The End of the Opposition Mirage in Venezuela 2026
By: Kelly J. Pottella G.
In the
practice of 21st-century international relations, the paradigm of democratic
transition has been surpassed by a raw ontological reality: the imperative of
technical sovereignty. From Caracas, in this June of 2026, the Venezuelan
opposition movement led by María Corina Machado has based its strategy on the
premise of original legitimacy, a principle that ignores that, in the current
global architecture, power is no longer an attribute of political consensus but
rather a function of operational control over critical infrastructure nodes.

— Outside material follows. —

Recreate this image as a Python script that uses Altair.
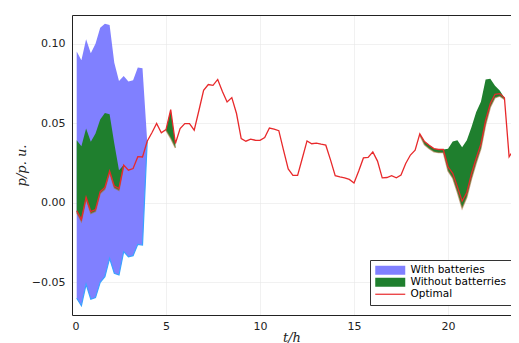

While the opposition's narrative is consumed by an epic of moral legitimacy,
the State has migrated toward a technocratic configuration where efficiency in
the management of financial, energy, and logistical flows constitutes the only
language of interlocution recognized by transnational power centers. This strategic
disconnection, observed from the epicenter of national decision-making this
year, reflects a profound rift between an anachronistic confrontation rhetoric
and a world order that prioritizes operational predictability over
institutional change agendas.
The
position of global actors regarding the Venezuelan context responds to a
structural risk-engineering realism that, as of mid-2026, prioritizes
continuity over democratic rectitude. For managers of transnational capital,
the stability of flow is the dependent variable of all foreign policy, and the
proposal for institutional readjustment in an energy-producing State is viewed
as a source of unacceptable volatility for global markets. The administration,
under the management of the Acting President, Delcy Eloína Rodríguez Gómez, has
demonstrated strategic acumen in understanding that, in a system of complex
interdependence, holding the keys to the productive machinery grants an
immunity that no political narrative can effectively challenge. In this zero-sum
chess game, global power does not seek righteousness, but operators who
guarantee that the State machinery remains running, ensuring that energy
transfers to the global system do not suffer interruptions that compromise the
security of international markets at a moment of high geopolitical sensitivity.
The
"deep country" has consolidated this reality by developing an
architecture of structural resilience that operates on the margins of
conventional political confrontation. Far from being a passive subject awaiting
a change of government in 2026, this sector has woven horizontal communication
protocols, closed exchange systems, and mechanisms of empirical
professionalization that have achieved effective decoupling from state
directives and institutional dependency. This de facto sovereignty, fueled by
the return of technical knowledge and the need for resource optimization, has
created a functional system that perceives the opposition's disruptive rhetoric
as a threat to the operational stability that it has worked so hard to build.
For those who sustain the actual functioning of the territory, the opposition's
proposal for a total reset is seen as a factor of uncertainty that could
collapse the precarious balances achieved, which explains why the opposition
has been relegated to the realm of political theater, while the current
structure integrates itself as an indispensable asset for regional stability.
The
relegation of the opposition on the geopolitical board is the inevitable result
of a disparity in reading the rules of the world order's game. While the
opposition persists in a battle of narratives that lacks traction in the
structural decisions of the financial and energy system, the state structure
has consolidated its technical sovereignty, transforming itself into a
pragmatic partner that the global order, for reasons of survival and energy
security, has decided to manage throughout this year. In this new panorama, the
transition, as conceived by traditional political actors, faces the resistance
of a system that has integrated State management as a critical component of
global stability. Insurgent history and current political economy reveal an
inescapable truth from the Venezuelan capital: control of the flow and the
capacity to keep the State machinery operational are, in the era of technical
sovereignty, the absolute determinants of power, leaving those who ignore this
mechanics condemned to irrelevance in a world that has decided to sacrifice the
epic for the sake of operational efficiency.